The perfect music festival for people who hate music festivals
Every year for the past 13, Gainesville, Florida has undergone a transformation. Sometime around Halloween weekend, the city sheds its college-town trappings and becomes the playground for a few thousand punk kids who make the trek to the world’s most appropriately named music festival: The Fest, a.k.a. Fest. What makes Fest so different from other punk-affiliated festivals such as Riot Fest or Pouzza Fest is that it serves as a barometer of where the punk scene is while remaining impervious to outside trends. Instead of trying to keep pace with the outside world, Fest has its own focus, giving the bands that play a stamp of approval they can’t get anywhere else.
What started as a celebration of Gainesville punk label No Idea Records quickly became something that crossed genre (and sub-genre!) lines, uniting pop-punk, hardcore, metal, folk-punk, alt-country, and more under one generic-sounding banner. By adopting South By Southwest’s model of taking over already-existing venues and allowing attendees to move among them, it allows fans a chance to see bands in intimate environments, while bands are able to play to packed rooms full of enthusiastic, passionate people. In other words, it’s nothing like seeing a tightly scheduled lineup play in a field, amphitheater, or park.

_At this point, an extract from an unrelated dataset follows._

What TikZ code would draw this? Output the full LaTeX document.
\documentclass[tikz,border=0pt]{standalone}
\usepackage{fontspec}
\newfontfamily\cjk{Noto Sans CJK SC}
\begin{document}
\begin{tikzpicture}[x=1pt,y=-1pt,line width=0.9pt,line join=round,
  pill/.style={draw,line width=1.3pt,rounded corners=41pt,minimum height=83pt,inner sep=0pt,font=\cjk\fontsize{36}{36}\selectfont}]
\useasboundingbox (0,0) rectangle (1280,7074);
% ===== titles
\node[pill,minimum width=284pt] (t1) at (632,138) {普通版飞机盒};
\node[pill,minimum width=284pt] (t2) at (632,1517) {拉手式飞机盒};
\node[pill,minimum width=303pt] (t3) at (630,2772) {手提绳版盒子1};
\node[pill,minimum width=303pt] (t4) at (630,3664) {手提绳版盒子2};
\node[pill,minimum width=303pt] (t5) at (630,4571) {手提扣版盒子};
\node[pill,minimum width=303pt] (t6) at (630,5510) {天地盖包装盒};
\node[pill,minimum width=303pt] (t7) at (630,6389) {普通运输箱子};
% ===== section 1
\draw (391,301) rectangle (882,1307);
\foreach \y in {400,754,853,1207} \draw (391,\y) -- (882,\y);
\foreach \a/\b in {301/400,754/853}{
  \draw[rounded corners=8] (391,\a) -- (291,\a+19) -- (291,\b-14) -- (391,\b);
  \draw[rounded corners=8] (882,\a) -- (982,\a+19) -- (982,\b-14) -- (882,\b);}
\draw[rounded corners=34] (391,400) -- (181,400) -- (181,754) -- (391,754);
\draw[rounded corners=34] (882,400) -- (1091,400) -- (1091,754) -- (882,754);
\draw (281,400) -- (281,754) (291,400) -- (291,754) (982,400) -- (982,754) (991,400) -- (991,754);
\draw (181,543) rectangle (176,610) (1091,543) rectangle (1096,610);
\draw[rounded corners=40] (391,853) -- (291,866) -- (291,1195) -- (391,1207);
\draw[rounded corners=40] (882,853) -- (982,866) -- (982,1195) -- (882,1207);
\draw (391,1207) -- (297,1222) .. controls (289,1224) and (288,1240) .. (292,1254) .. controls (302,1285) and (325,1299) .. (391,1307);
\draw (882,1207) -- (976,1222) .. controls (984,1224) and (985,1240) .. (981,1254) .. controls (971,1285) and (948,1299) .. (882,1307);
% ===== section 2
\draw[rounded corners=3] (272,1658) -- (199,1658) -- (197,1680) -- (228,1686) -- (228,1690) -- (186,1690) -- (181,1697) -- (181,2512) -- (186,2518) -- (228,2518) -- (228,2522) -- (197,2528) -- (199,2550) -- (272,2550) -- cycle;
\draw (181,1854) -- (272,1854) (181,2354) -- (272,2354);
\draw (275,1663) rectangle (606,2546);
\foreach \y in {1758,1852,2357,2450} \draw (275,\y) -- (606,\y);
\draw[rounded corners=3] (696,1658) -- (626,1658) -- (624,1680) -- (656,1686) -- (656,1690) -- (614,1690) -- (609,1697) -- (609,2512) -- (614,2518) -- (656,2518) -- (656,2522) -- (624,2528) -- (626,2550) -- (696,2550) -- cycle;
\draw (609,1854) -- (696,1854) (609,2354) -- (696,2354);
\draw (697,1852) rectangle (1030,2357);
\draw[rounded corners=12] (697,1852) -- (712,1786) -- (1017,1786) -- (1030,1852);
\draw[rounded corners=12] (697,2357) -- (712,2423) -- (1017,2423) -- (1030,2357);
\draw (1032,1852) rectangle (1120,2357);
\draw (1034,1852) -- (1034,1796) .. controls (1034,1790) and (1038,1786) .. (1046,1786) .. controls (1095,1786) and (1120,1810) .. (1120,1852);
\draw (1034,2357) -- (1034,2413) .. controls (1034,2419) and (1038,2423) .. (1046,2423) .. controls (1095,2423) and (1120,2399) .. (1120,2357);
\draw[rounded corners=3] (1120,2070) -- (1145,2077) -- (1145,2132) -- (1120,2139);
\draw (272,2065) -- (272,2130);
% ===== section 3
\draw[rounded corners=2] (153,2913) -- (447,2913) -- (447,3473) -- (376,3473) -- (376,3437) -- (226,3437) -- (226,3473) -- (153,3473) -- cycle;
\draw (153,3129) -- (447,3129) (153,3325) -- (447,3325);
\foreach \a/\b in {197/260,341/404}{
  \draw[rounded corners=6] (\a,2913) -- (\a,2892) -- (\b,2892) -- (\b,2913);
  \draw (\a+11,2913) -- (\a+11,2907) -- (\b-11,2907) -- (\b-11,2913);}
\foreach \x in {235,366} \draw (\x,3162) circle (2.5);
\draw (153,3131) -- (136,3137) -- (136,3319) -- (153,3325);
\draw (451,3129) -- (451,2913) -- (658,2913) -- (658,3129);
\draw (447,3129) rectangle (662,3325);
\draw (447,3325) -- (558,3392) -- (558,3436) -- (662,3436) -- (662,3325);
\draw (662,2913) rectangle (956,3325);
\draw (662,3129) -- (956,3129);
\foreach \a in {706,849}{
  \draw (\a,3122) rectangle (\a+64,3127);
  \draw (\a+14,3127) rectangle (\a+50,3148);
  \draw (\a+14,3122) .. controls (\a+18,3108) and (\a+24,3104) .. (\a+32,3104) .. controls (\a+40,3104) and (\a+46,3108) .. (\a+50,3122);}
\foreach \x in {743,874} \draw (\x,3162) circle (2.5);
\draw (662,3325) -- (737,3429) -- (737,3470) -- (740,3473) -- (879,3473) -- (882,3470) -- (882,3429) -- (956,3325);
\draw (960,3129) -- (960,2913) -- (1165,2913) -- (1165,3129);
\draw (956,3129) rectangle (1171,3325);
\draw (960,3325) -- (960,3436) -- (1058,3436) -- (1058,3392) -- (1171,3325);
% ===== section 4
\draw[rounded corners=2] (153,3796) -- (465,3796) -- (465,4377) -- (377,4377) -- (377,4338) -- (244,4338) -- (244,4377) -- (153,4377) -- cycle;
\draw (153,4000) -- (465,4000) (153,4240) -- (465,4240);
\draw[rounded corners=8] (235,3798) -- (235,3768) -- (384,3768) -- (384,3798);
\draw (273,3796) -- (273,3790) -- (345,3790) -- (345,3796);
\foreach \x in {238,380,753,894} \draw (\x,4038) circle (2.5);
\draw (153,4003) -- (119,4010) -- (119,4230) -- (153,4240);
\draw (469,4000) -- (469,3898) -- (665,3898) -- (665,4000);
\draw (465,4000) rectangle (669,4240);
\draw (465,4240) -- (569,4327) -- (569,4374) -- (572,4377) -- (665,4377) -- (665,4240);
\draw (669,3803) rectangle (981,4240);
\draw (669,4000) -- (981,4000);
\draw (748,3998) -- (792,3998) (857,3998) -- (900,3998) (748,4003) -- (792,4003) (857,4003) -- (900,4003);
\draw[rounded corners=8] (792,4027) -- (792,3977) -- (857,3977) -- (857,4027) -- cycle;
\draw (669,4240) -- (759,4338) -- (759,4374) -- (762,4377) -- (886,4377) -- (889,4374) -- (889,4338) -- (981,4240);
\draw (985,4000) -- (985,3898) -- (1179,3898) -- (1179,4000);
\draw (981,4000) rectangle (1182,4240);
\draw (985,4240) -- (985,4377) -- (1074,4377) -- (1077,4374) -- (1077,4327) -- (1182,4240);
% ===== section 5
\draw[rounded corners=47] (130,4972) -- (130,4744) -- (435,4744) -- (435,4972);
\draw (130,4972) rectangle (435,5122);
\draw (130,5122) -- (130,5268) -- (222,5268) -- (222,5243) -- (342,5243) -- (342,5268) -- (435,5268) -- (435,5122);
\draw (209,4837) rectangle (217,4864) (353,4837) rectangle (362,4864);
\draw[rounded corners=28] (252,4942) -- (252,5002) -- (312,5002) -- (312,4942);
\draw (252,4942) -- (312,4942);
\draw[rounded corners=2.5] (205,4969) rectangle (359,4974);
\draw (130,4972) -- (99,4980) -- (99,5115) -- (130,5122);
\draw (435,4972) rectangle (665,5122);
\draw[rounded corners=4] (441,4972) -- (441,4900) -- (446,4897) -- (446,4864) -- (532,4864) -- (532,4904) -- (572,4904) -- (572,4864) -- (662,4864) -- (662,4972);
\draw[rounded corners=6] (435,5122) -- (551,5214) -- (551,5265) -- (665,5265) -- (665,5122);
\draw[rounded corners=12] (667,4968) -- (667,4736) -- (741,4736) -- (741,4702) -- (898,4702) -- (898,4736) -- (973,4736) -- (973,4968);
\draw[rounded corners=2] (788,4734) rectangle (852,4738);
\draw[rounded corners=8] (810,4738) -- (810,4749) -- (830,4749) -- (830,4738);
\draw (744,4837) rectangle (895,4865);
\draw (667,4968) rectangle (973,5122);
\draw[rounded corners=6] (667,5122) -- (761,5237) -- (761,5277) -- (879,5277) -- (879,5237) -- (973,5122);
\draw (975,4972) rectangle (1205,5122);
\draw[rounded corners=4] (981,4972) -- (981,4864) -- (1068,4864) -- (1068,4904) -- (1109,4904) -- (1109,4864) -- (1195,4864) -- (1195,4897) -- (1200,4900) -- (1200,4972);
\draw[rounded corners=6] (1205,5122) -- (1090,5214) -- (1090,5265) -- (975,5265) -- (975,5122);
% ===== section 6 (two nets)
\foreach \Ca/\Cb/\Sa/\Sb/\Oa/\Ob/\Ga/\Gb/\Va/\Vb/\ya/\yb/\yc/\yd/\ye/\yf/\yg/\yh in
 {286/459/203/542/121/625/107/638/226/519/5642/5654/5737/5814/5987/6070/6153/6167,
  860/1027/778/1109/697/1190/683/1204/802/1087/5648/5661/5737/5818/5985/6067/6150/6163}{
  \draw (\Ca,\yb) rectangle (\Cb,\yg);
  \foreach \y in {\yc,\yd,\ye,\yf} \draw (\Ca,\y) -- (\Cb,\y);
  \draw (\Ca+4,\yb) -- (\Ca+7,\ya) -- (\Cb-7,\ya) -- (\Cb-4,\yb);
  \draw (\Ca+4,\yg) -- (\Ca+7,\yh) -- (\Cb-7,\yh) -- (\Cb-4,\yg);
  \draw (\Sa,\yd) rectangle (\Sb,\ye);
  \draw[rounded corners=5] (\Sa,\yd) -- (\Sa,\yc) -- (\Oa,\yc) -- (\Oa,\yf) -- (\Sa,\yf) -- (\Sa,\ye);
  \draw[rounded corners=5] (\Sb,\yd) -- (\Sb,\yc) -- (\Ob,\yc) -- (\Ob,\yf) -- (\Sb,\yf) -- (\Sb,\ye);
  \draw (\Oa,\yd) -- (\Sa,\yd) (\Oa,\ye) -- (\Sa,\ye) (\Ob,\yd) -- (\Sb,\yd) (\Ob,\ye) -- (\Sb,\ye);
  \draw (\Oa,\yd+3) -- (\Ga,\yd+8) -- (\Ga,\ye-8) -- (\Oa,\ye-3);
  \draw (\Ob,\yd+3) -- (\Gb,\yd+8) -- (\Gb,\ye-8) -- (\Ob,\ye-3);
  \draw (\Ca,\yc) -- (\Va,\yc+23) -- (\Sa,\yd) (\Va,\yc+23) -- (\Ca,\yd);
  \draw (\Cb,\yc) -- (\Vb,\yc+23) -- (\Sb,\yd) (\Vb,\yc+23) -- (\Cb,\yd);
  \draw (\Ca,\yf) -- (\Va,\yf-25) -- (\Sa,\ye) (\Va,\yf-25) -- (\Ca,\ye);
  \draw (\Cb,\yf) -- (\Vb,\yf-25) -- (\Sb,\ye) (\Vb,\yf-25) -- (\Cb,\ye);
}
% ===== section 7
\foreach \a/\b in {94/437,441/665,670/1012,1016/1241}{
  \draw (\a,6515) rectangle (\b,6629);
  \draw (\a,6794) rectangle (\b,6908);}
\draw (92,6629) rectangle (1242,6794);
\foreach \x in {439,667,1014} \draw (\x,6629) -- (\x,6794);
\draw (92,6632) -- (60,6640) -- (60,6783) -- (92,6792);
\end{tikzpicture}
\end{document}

Though Fest has always gone out of its way to book bands that will attract big numbers (Descendents being the most notable this year), it’s never attempted to stray from its own path. While big-name festivals seem to book from the same talent pool, Fest has remained an outlier. It is, for the most part, genre-specific, and though it occasionally welcomes acts from other worlds (P.O.S., The Emotron), they share share similar roots. Even as bands it has booked for years have gone on to receive critical acclaim (The Hotelier, United Nations, The World Is A Beautiful Place & I Am No Longer Afraid To Die), they still return to the Fest, which feels a bit like a homecoming. Though these bands may be playing prime spots at bigger venues, the intimacy and off-the-cuff nature of the Fest remains, as evidenced by bands such The World Is… doing an At The Drive-In cover set on Saturday night, or The Hotelier taking to one of Fest’s smallest venues and playing all of Home, Like No Place Is There in full for a small, rabid crowd, or Canada’s PUP doing a surprise all-request set at High Dive on Saturday afternoon.

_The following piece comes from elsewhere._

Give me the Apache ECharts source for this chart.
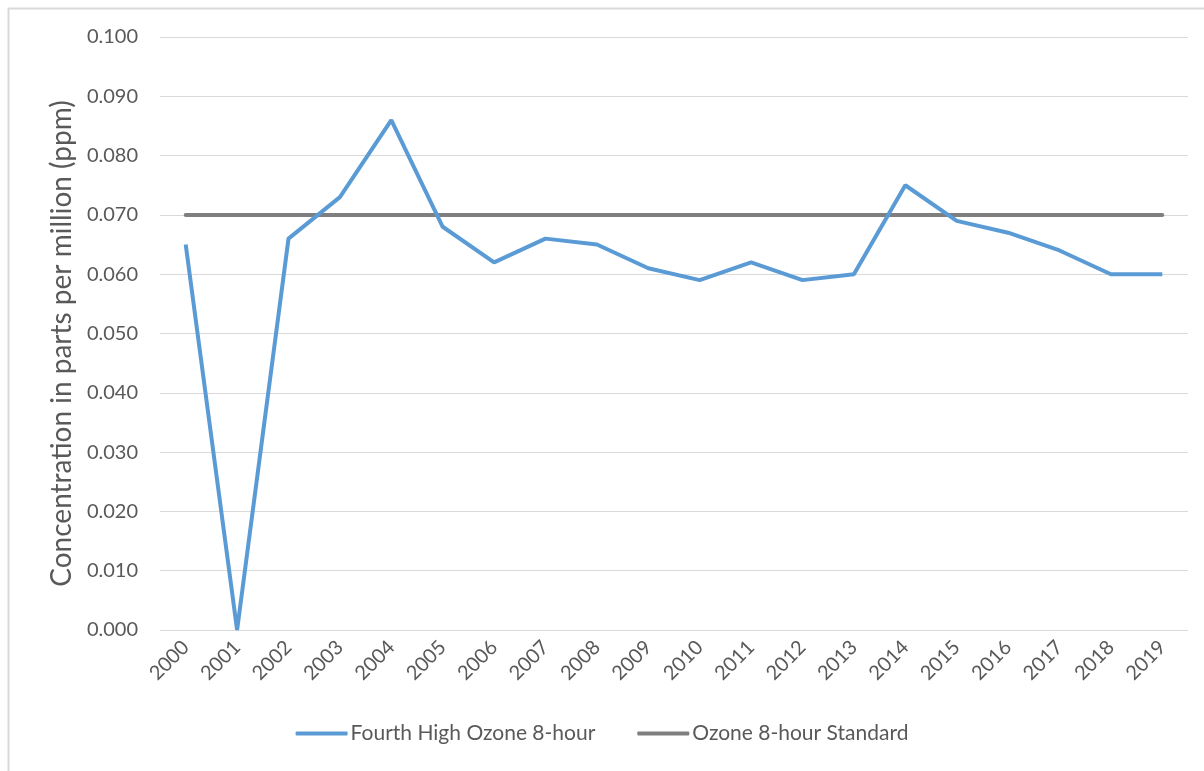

This kind of thing doesn’t happen at other big festivals, whose primary purpose is for bands to play to as many people as possible, ideally converting some newcomers in the process. At Fest, punk music’s idealistic naïveté is embraced, allowing bands to break form and do something that could only happen in this world, where the largest venue (Fest’s first outdoor stage, a necessity after the massive Florida Theater closed) can house every single attendee. It’s what allowed for Descendents’ set on Saturday night to become a joyous culmination—with Fest’s nearly 6,000 attendees all packed in and singing along—of what the scene has built as opposed to a watered-down version of punk ideals.

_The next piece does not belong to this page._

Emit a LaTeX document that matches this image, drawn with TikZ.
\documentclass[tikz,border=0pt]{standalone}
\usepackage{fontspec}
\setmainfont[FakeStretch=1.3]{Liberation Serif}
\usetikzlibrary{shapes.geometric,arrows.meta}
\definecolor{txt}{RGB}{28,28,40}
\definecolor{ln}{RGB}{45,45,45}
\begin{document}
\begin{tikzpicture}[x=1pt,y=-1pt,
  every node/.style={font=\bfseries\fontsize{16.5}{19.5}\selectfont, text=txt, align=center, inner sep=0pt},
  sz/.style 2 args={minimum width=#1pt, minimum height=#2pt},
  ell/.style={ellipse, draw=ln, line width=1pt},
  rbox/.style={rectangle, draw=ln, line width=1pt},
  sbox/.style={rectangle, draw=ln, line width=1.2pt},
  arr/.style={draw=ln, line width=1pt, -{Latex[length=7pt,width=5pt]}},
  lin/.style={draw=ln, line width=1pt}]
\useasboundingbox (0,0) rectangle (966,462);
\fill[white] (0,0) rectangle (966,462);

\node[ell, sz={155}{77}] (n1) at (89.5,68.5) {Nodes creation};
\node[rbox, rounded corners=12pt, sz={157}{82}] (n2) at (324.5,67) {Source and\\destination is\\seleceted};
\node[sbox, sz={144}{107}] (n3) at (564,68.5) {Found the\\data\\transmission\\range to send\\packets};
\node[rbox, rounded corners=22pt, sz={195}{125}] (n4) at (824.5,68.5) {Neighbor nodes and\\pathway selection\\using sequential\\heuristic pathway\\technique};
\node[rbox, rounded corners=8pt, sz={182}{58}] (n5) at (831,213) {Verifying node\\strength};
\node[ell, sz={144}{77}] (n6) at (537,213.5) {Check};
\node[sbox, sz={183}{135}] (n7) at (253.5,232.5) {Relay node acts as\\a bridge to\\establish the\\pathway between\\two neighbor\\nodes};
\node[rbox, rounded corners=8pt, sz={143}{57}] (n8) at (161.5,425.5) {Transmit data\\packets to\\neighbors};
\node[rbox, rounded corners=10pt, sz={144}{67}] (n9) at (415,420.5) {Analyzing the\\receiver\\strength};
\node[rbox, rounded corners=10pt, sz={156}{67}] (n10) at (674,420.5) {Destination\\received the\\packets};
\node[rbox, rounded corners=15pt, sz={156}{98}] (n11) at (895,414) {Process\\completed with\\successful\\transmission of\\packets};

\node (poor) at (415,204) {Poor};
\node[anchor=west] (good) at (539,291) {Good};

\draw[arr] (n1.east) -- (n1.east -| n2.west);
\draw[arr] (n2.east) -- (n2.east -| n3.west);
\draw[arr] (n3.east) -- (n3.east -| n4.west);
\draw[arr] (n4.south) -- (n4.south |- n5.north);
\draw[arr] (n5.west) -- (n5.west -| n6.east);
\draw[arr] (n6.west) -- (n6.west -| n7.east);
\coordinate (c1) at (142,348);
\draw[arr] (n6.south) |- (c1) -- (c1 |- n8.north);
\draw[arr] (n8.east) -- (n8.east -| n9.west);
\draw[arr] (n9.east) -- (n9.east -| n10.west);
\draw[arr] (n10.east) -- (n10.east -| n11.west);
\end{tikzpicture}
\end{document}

For three days every year, Fest works as a reminder of why fans came to it in the first place. It’s a community that is at times socially conscious (Paint It Black’s Dan Yemin called for increased diversity and equality in punk, RVIVR held a moment of silence in solidarity with the protesters in Ferguson, Missouri) and at other times a beer-swilling celebration (Every Iron Chic devolved into a glorified beer bath), and that works as a reminder that these separate ideologies have a home together.
Fest is a place where the theory of a great music festival—in which bands and fans can be comfortable and commune—actually works in practice. It offers a look at punk’s past and present, reminding both bands and fans what got them into the scene in the first place and what keeps them coming back, year after year. It’s a festival whose slogan—“I Love To Fest”—feels more like truth than marketing. Fest serves as a reminder that punk isn’t something that you have to age out of. It’s instead a kind of PBR-filled fountain of youth, allowing people to bask in the pleasures of punk without outside concerns for one glorious weekend every year.